Stone Mountain State Park, a Rock Climbing Playground

North Carolina Division of Parks and RecreationStone Mountain State Park, a Rock Climbing Playground

Stone Mountain State Park in Roaring Gap

Stone Mountain State Park, part of a 25-mile square plug of igneous rock located primarily in Alleghany County, is a playground for rock climbers, wild goats and families alike. The 600-foot granite dome is not immediately visible upon entering the park that bears its name, but your first glimpse of this magnificent face is well worth the wait.

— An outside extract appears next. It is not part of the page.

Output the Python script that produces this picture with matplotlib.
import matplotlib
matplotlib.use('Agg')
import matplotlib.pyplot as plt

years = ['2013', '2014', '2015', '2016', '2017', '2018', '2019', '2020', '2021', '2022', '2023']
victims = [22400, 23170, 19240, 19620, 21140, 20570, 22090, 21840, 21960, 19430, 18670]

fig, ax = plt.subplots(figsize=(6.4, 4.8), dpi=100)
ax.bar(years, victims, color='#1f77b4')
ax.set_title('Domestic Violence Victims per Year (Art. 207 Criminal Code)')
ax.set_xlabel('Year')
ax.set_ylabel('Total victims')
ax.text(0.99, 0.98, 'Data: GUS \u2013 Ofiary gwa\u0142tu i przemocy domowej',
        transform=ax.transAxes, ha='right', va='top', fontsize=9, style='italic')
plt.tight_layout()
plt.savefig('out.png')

Boasting sheer and sloping faces, Stone Mountain offers some of the best rock climbing in North Carolina, but it’s best left to experienced climbers as the park does not offer guides or lessons. Climbers must register with the park and secure a climbing permit, available at no cost. Experienced rock climbers are rewarded with a challenging ascent and stunning mountain views.

For those looking to explore Stone Mountain on the ground, hiking trails lead you through much of the 14,000-plus acres of the park. Two trails take you to other rock exposures with great views: Wolf Rock and Cedar Rock. The one-mile Cedar Rock Trail leads you to a granite outcrop that allows for an excellent view of Stone Mountain. Wolf Trail’s slightly longer, 1.5-mile path provides sweeping views of the Blue Ridge Mountains. The five-mile Bridal Trail is a favorite with horseback riders.

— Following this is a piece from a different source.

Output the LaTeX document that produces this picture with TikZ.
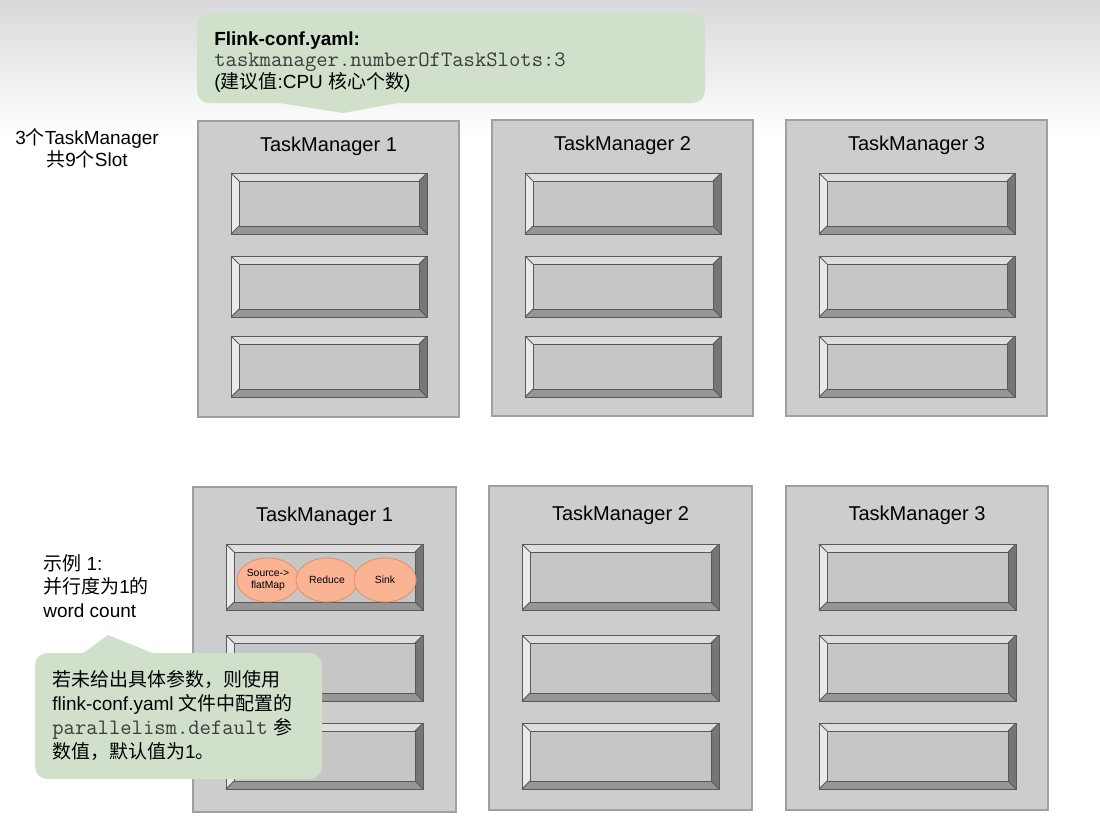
\documentclass[tikz,border=0pt]{standalone}
\usepackage{fontspec}
\setmainfont{Liberation Sans}
\setmonofont[Scale=1.16]{Latin Modern Mono}
\newfontfamily\cjk{Noto Sans CJK SC}
\usepackage{tikz}
\usetikzlibrary{shapes.geometric}

\definecolor{tmfill}{RGB}{205,205,205}
\definecolor{tmline}{RGB}{160,160,160}
\definecolor{facefill}{RGB}{198,198,198}
\definecolor{bevtopc}{RGB}{222,222,222}
\definecolor{bevleftc}{RGB}{234,234,234}
\definecolor{bevrightc}{RGB}{118,118,118}
\definecolor{bevbotc}{RGB}{150,150,150}
\definecolor{callgreen}{RGB}{208,224,203}
\definecolor{opfill}{RGB}{250,180,148}
\definecolor{opline}{RGB}{228,145,105}
\definecolor{codegray}{RGB}{60,60,60}

% one bevelled slot: x0, y0, x1, y1 (pixels)
\newcommand{\slotbox}[4]{%
	\fill[facefill] (#1,#2) rectangle (#3,#4);
	\fill[bevtopc] (#1,#2) -- (#3,#2) -- (#3-8,#2+8) -- (#1+8,#2+8) -- cycle;
	\fill[bevleftc] (#1,#2) -- (#1+8,#2+8) -- (#1+8,#4-8) -- (#1,#4) -- cycle;
	\fill[bevrightc] (#3,#2) -- (#3,#4) -- (#3-8,#4-8) -- (#3-8,#2+8) -- cycle;
	\fill[bevbotc] (#1,#4) -- (#3,#4) -- (#3-8,#4-8) -- (#1+8,#4-8) -- cycle;
	\draw[slotline] (#1,#2) rectangle (#3,#4);
	\draw[slotline] (#1+8,#2+8) rectangle (#3-8,#4-8);
	\draw[slotline] (#1,#2) -- (#1+8,#2+8) (#3,#2) -- (#3-8,#2+8)
		(#1,#4) -- (#1+8,#4-8) (#3,#4) -- (#3-8,#4-8);
}

\begin{document}
\begin{tikzpicture}[x=0.02cm,y=-0.02cm]
						\tikzstyle{every node}=[inner sep=0pt];
						\tikzstyle{tmbox}=[fill=tmfill,draw=tmline,line width=0.6pt];
						\tikzstyle{slotline}=[draw=black!65,line width=0.5pt];
						\tikzstyle{title}=[font=\fontsize{11.4}{13}\selectfont];
						\tikzstyle{note}=[font=\fontsize{10.8}{13.4}\selectfont,align=left];
						\tikzstyle{op}=[ellipse,fill=opfill,draw=opline,line width=0.5pt,minimum width=1.24cm,minimum height=0.88cm,align=center,font=\fontsize{5.9}{6.6}\selectfont];
						\useasboundingbox (0,0) rectangle (1100,822);
						\fill[white] (0,0) rectangle (1100,822);
						\shade[top color=black!15,bottom color=white] (0,0) rectangle (1100,135);
						% top callout
						\fill[callgreen,rounded corners=7pt] (197,13) rectangle (705,103);
						\fill[callgreen] (273,102) -- (403,102) -- (343,113) -- cycle;
						\path (214,31) node[anchor=north west,note,font=\fontsize{10.8}{12.3}\selectfont] (conf) {\textbf{Flink-conf.yaml:}\\\textcolor{codegray}{\texttt{taskmanager.numberOfTaskSlots:3}}\\({\cjk 建议值}:CPU {\cjk 核心个数})};
						\path (87,148) node[align=center,font=\fontsize{10.8}{12.5}\selectfont] (sum) {3{\cjk 个}TaskManager\\{\cjk 共}9{\cjk 个}Slot};
						% upper TaskManagers
						\draw[tmbox] (198,121) rectangle (459,417);
						\draw[tmbox] (492,120) rectangle (753,416);
						\draw[tmbox] (786,120) rectangle (1047,416);
						\path (328.5,146) node[title] (ta1) {TaskManager 1};
						\path (622.5,145) node[title] (ta2) {TaskManager 2};
						\path (916.5,145) node[title] (ta3) {TaskManager 3};
						\foreach \x in {231,525,819}
							\foreach \y in {173,256,336}
								\slotbox{\x}{\y}{\x+196}{\y+61};
						% lower TaskManagers
						\draw[tmbox] (193,487) rectangle (456,812);
						\draw[tmbox] (489,486) rectangle (752,810);
						\draw[tmbox] (786,486) rectangle (1048,810);
						\path (324.5,516) node[title] (tb1) {TaskManager 1};
						\path (620.5,515) node[title] (tb2) {TaskManager 2};
						\path (917,515) node[title] (tb3) {TaskManager 3};
						\foreach \x in {226,522,819}
							\foreach \y in {544,635,723}
								\slotbox{\x}{\y}{\x+197}{\y+66};
						\path (268,580) node[op] (src) {Source->\\flatMap};
						\path (327,580) node[op] (red) {Reduce};
						\path (385,580) node[op] (snk) {Sink};
						\path (43,554) node[anchor=north west,note] (ex1) {{\cjk 示例} 1:\\{\cjk 并行度为}1{\cjk 的}\\word count};
						% lower callout
						\fill[callgreen,rounded corners=7pt] (35,653) rectangle (322,779);
						\fill[callgreen] (82,654) -- (108,635) -- (155,654) -- cycle;
						\path (52,670) node[anchor=north west,note,font=\fontsize{10.8}{13.6}\selectfont] (dflt) {{\cjk 若未给出具体参数，则使用}\\flink-conf.yaml {\cjk 文件中配置的}\\\textcolor{codegray}{\texttt{parallelism.default}} {\cjk 参}\\{\cjk 数值，默认值为}1{\cjk 。}};
					\end{tikzpicture}
\end{document}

A more strenuous but equally rewarding hike is available via the Stone Mountain Trail Loop. The trail first leads you three-quarters of a mile up to the summit of Stone Mountain then continues another 1.25 miles to the top of Stone Mountain Falls. From the falls, the trail leads two miles to the meadow at the base of the mountains and back to the trailhead. Less experienced hikers or those with small children may want to reverse the route and stop upon reaching the falls. A park map with all trails clearly marked is available.

Anglers can find more than 17 miles of designated trout streams inside the park. Rainbow and brown trout rile the lower stretches of the streams while brook trout populate the higher, cooler waters. Garden, Widow’s and Big Sandy creeks are wild trout waters where only single hook artificial lures are allowed.

Stone Mountain’s camping grounds are a good fit for groups or families with tents, trailer campers or RVs. Organized groups may use the six group campsites available by reservation only. In addition, 37 family campsites come complete with grills and tables for meals, and feature toilet facilities and showers nearby. More adventurous campers can use the six designated backpacking sites available on a first-come-first-served basis.

History buffs can get a taste of what the area was like in the mid-19th century with a walk through one of the park’s historic sites, the Hutchinson Homestead. Here, a log cabin, barn, blacksmith shop, corncrib, meat house and original furnishings take you back in time and illustrate the park’s human history.